Cuando la situación se vuelve insoportable por el monto del sufrimiento de las peleas, los desencuentros y las frustraciones, además de salidas drásticas que mejor no invocar, quedan dos: la separación y la terapia de pareja.
Foto: Pixabay
La separación es una alternativa que podría terminar con el sufrimiento de una vez y para siempre. Si la analogía fuera tener un clavo clavado en el dedo gordo del pie que te duele a cada paso, la separación sería como que te lo saquen con la esperanza de que, con el tiempo, el dedo vaya sanando y recuperes el paso ligero y normal otra vez.
Como parece ser la opción más efectiva, se deciden separaciones sin pensarlo mucho, como reacción al dolor y a la angustia, viendo solo el alivio momentáneo sin pensar en todo lo que se quiebra, todo lo que se rompe, la fractura que se abre tanto para cada miembro de la pareja como para quienes conviven con ellos y también sus familiares y amigos.

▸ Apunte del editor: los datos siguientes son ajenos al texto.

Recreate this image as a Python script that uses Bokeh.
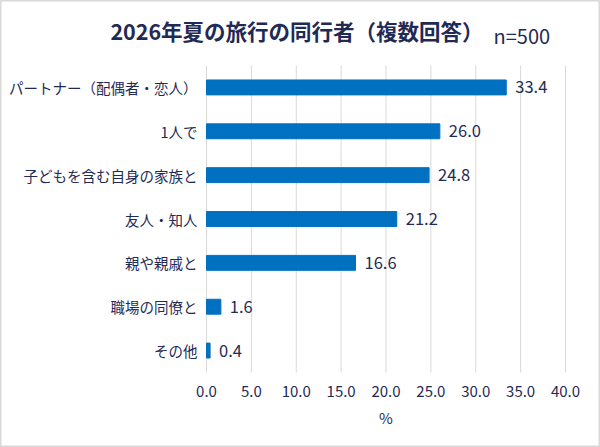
from bokeh.plotting import figure
from bokeh.models import ColumnDataSource, Label, Range1d
from bokeh.embed import file_html
from bokeh.resources import INLINE
from bokeh.core.properties import value

categories = ["パートナー（配偶者・恋人）", "1人で", "子どもを含む自身の家族と", "友人・知人",
              "親や親戚と", "職場の同僚と", "その他"]
values = [33.4, 26.0, 24.8, 21.2, 16.6, 1.6, 0.4]
ticks = [0, 5, 10, 15, 20, 25, 30, 35, 40]
tick_labels = [f"{t:.1f}" for t in ticks]
axis_title = "%"
title_text = "2026年夏の旅行の同行者（複数回答）"
n_text = "n=500"

FONT = "Noto Sans CJK JP"
NAVY = "#1f2a55"

W, H = 600, 447
X0, X40 = 206, 565               # canvas x of 0 and 40 on the value scale
GRID_TOP, GRID_BOT = 65, 372     # canvas y span of the bar area
XMAX = 40
NC = len(categories)
PXU = (GRID_BOT - GRID_TOP) / NC # pixels per category band
PXX = (X40 - X0) / XMAX
Y_TOP = -0.5 - GRID_TOP / PXU


def to_data(cx, cy):
    # canvas pixel (from top-left) -> data coordinates
    return (cx - X0) / PXX, Y_TOP + cy / PXU


pos = list(range(NC))
src = ColumnDataSource(dict(pos=pos, val=values, cat=categories,
                            zero=[0] * NC, lab=[f"{v:.1f}" for v in values]))

p = figure(width=W, height=H, x_range=Range1d(-X0 / PXX, (W - X0) / PXX),
           y_range=Range1d(Y_TOP + H / PXU, Y_TOP),
           x_axis_location=None, y_axis_location=None,
           output_backend="svg", toolbar_location=None,
           min_border_left=0, min_border_right=0, min_border_top=0, min_border_bottom=0)
p.outline_line_color = "#d9d9d9"
p.outline_line_width = 2
p.background_fill_color = "white"
p.border_fill_color = "white"
p.xgrid.visible = False
p.ygrid.visible = False

# vertical grid lines only across the bar area
p.segment(x0=ticks, x1=ticks, y0=[-0.5] * len(ticks), y1=[NC - 0.5] * len(ticks),
          line_color="#d9d9d9", line_width=1)
p.hbar(y="pos", right="val", left=0, height=0.34, source=src, color="#0070C0")
p.text(x="val", y="pos", text="lab", source=src, x_offset=9, text_baseline="middle",
       text_align="left", text_font=value(FONT), text_font_size="16.5px", text_color=NAVY)
# category labels
p.text(x="zero", y="pos", text="cat", source=src, x_offset=-9, text_baseline="middle",
       text_align="right", text_font=value(FONT), text_font_size="14.5px", text_color=NAVY)

# value axis tick labels and title
_, tick_y = to_data(0, 391)
p.text(x=ticks, y=[tick_y] * len(ticks), text=tick_labels, text_align="center",
       text_baseline="middle", text_font=value(FONT), text_font_size="15px",
       text_color=NAVY)
ax, ay = to_data(385.5, 417)
p.add_layout(Label(x=ax, y=ay, text=axis_title, text_align="center", text_baseline="middle",
                   text_font=FONT, text_font_size="15px", text_color=NAVY))

tx, ty = to_data(296.5, 30)
nx, ny = to_data(493, 35)
p.add_layout(Label(x=tx, y=ty, text=title_text, text_align="center", text_baseline="middle",
                   text_font=FONT, text_font_style="bold", text_font_size="21.5px",
                   text_color=NAVY))
p.add_layout(Label(x=nx, y=ny, text=n_text, text_align="left", text_baseline="middle",
                   text_font=FONT, text_font_size="20px", text_color=NAVY))

open("out.html", "w").write(file_html(p, INLINE))
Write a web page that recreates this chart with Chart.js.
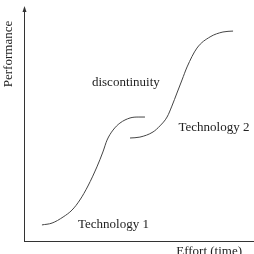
<!DOCTYPE html>
<html>
<head>
<meta charset="utf-8">
<script src="https://cdn.jsdelivr.net/npm/chart.js@4/dist/chart.umd.min.js"></script>
<style>
  html, body { margin: 0; padding: 0; background: #fff; }
  #wrap { width: 254px; height: 254px; }
</style>
</head>
<body>
<div id="wrap"><canvas id="sCurve"></canvas></div>
<script>
// S-curve of technology 1 (effort, performance)
const tech1X = [7.8, 12.2, 17.0, 20.9, 24.3, 27.8, 31.7, 34.3, 36.1, 38.7, 41.7, 46.1, 49.6, 52.6];
const tech1Y = [6.9, 7.7, 10.3, 13.3, 17.6, 23.6, 31.8, 38.2, 43.3, 47.6, 50.6, 52.8, 53.2, 53.2];
// S-curve of technology 2
const tech2X = [46.1, 50.4, 56.1, 59.1, 62.2, 64.3, 66.5, 68.7, 70.9, 75.2, 80.9, 86.5, 90.9];
const tech2Y = [44.2, 44.6, 46.8, 49.4, 53.2, 57.9, 63.5, 69.1, 74.7, 82.8, 87.6, 89.7, 90.1];

// text notes placed in data space
const noteText = ['discontinuity', 'Technology 2', 'Technology 1'];
const noteX = [44.3, 82.6, 38.9];
const noteY = [67.8, 48.5, 6.9];

const xTitle = 'Effort (time)';
const yTitle = 'Performance';

const toPoints = (xs, ys) => xs.map((x, i) => ({ x: x, y: ys[i] }));

const serif = '"Liberation Serif", "Times New Roman", serif';
const ink = '#333';

const notesPlugin = {
    id: 'notes',
    afterDraw(chart) {
        const { ctx, chartArea, scales } = chart;
        ctx.save();
        ctx.fillStyle = '#222';
        ctx.font = '13px ' + serif;
        ctx.textAlign = 'center';
        ctx.textBaseline = 'middle';
        noteText.forEach((t, i) => {
            ctx.fillText(t, scales.x.getPixelForValue(noteX[i]), scales.y.getPixelForValue(noteY[i]));
        });

        // x axis title
        ctx.textBaseline = 'top';
        ctx.fillText(xTitle, scales.x.getPixelForValue(80.5), chartArea.bottom + 4);

        // y axis title, rotated
        ctx.translate(chartArea.left - 15, chartArea.top + 46);
        ctx.rotate(-Math.PI / 2);
        ctx.textBaseline = 'middle';
        ctx.fillText(yTitle, 0, 0);
        ctx.restore();

        // arrow head on the y axis
        ctx.save();
        ctx.fillStyle = ink;
        const ax = chartArea.left + 0.5;
        const ay = chartArea.top;
        ctx.beginPath();
        ctx.moveTo(ax, ay - 2);
        ctx.lineTo(ax - 2, ay + 4);
        ctx.lineTo(ax + 2, ay + 4);
        ctx.closePath();
        ctx.fill();
        ctx.restore();
    }
};

new Chart(document.getElementById('sCurve'), {
    type: 'scatter',
    data: {
        datasets: [
            { label: 'Technology 1', data: toPoints(tech1X, tech1Y) },
            { label: 'Technology 2', data: toPoints(tech2X, tech2Y) },
        ],
    },
    options: {
        responsive: true,
        maintainAspectRatio: false,
        animation: false,
        showLine: true,
        layout: { autoPadding: false, padding: { left: 24, top: 8, right: 0, bottom: 13 } },
        elements: {
            point: { radius: 0, hoverRadius: 0 },
            line: {
                borderColor: '#444',
                borderWidth: 1,
                tension: 0.4,
                cubicInterpolationMode: 'monotone',
                fill: false,
            },
        },
        plugins: {
            legend: { display: false },
            tooltip: { enabled: false },
        },
        scales: {
            x: {
                type: 'linear',
                min: 0,
                max: 100,
                grid: { display: false, drawTicks: false, tickLength: 0 },
                ticks: { display: false, padding: 0 },
                border: { color: ink, width: 1 },
            },
            y: {
                type: 'linear',
                min: 0,
                max: 100,
                grid: { display: false, drawTicks: false, tickLength: 0 },
                ticks: { display: false, padding: 0 },
                border: { color: ink, width: 1 },
            },
        },
    },
    plugins: [notesPlugin],
});
</script>
</body>
</html>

Una pareja que se separa, separa a mucha más gente de lo que al principio creían. Amigos compañeros de salidas, cuñados, conocidos, toda una red se agujerea por todas partes. Hay separaciones amigables y otras tortuosas. En ambas, la gente que los rodea siente que debe elegir a uno, aunque esto es mucho más evidente en las separaciones peleadas. Se rompen muchos lazos y cada uno debe aprender a reconstruirse con lo que queda. Recién después del alivio del principio todas estas cosas se ponen en evidencia. Por supuesto, no siempre es así. A veces una buena separación es el mejor recurso para seguir viviendo en paz, pero habría que decidirlo luego de probar si la pareja tiene arreglo, no antes.
La terapia de pareja es un recurso, a veces el último antes del cataclismo de la separación. Y aquí entramos nosotros, los terapeutas. Creo que es una de las áreas más complicadas en nuestra profesión. No se trata de hacer terapia, de "curar", porque no suele haber nadie con alguna patología que deba ser atendida. Se trata de mediar para que estas dos personas aprendan a convivir, es una especie de escuela o entrenamiento que normalmente no se tiene porque el imperativo social y cultural es que "el amor basta". Y resulta que no, no solo no basta, porque como comenté en una columna anterior, vaya uno a saber qué es esto del amor.
Y el desafío, la dificultad mayúscula que tenemos que enfrentar los terapeutas es que el pedido con el que viene cada uno es que cambiemos al otro. Ningún trabajo es posible, ninguna reflexión, ninguna comprensión será efectiva si no se trabaja antes este presupuesto catastrófico que nos ata las manos.
Y ni bien tengo la oportunidad, enuncio con títulos grandes y en negrita que LA GENTE NO CAMBIA. Claro que hay cambios que suceden pero hay aspectos personales, caracterológicos, familiares y genéticos que permanecen igual a lo largo de la vida. Lo que sí se puede cambiar es el aprendizaje de convivir con un otro que tiene otra CUIT, viene de otra cultura, de otro mundo, que es como es y que tampoco cambiará.
La única persona que puede cambiar en lo que el cambio es posible es uno mismo, uno es su propia posesión, uno es dueño de uno mismo, no así el otro.
Decían los mitos romanos que Júpiter nos impuso dos alforjas, una ante el pecho y la otra tras la espalda; la primera lleva los vicios ajenos y la segunda los propios, por eso nos es tan difícil ver los propios y tan fácil ver los ajenos. Por otra parte, uno vive como natural y universal como es uno y no advierte cuánto de uno irrita, hiere o incomoda al otro. Un otro que también cree que es natural y universal ser como es y que tampoco advierte cuánto irrita, hiere o nos incomoda.
Y, aunque la gente no cambia, hay un cambio que es posible pero exige el trabajo mayúsculo de mirar la alforja que cargamos tras la espalda y desnaturalizar nuestra conducta y ver cuánto de ella afecta y hiere las necesidades, las carencias y las expectativas del otro. En eso consiste la terapia de pareja. Lo dicho: no es fácil, pero muchas veces hace el milagro de que esa pareja de gladiadores se convierta en compinches que conviven en paz.